In the United States, while leading operating systems such as Windows XP and Mac OS X have long had IPv6 integration, ISP deployment of IPv6-integrated hardware remains a minority share. That may change in the immediate future, however.

In 2003, the Department of Defense committed to a permanent shift of all of its network technology to IPv6 by 2008. Network vendors with government contracts, you can be sure, see the writing on the wall and are updating their products to suit. And on July 20, ICANN (the Internet Corporation for Assigned Names and Numbers) announced that the root DNS servers for the Internet had been modified to support both IPv6 and IPv4.

What’s the domestic picture like for WLAN vendors such as Airespace? “Well, we are seeing increasing interest in IPv6 in the US as well,” said Aaron. “The need domestically clearly isn’t as great as in markets like Asia but there are definitely [WLAN] vendors that have seen it as important enough to put it into play, among which Airespace is the first,” he went on. “I’d definitely see it becoming part of the general WLAN roadmap in a year.”

Of course, IPv6 brings with it other advantages as well. For instance: IPSec, a standard for securing Internet Protocol (IP) communications by encrypting and authenticating all IP packets. IPsec is a suite of interrelated protocols designed to create both secure packet flow and the security key exchange process by which that flow can be initiated. Aaron sees this as an essential selling point for the IPv6 bandwagon: “The ability to use IPsec is critical.”
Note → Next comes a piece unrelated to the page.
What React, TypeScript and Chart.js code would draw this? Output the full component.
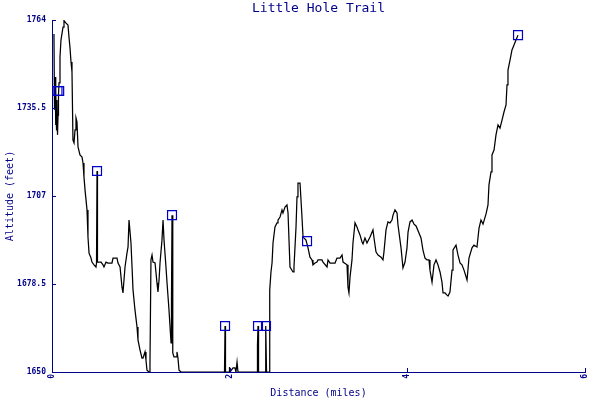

Additionally, there are improvements in quality of service, which will become significant as ever-increasing demands on wireless LANs lead users to expect not merely higher performance but higher consistency of performance. In the case of voice over IP deployed over WLANs, for instance, user expectations are really rather high in a real-time conversation. While in the course of a normal data transmission such as Web surfing bad or dropped packets can be re-requested and resent, in the case of a phone call this process could lead quickly to a fundamentally unsatisfactory user experience. Thus as voice and data continue to converge digitally, IPv6 should become more and more compelling in proportion.

All this said, the immediate demand for IPv6 in the WLAN space remains relatively low. Still, companies like Airespace are determined to distinguish themselves in a competitive marketplace by meeting demand before it occurs.

“We want to future-proof our solutions as the market emerges in the US,” said Aaron. “We’re thinking five years into the future so our customers get the best possible return on their investment.”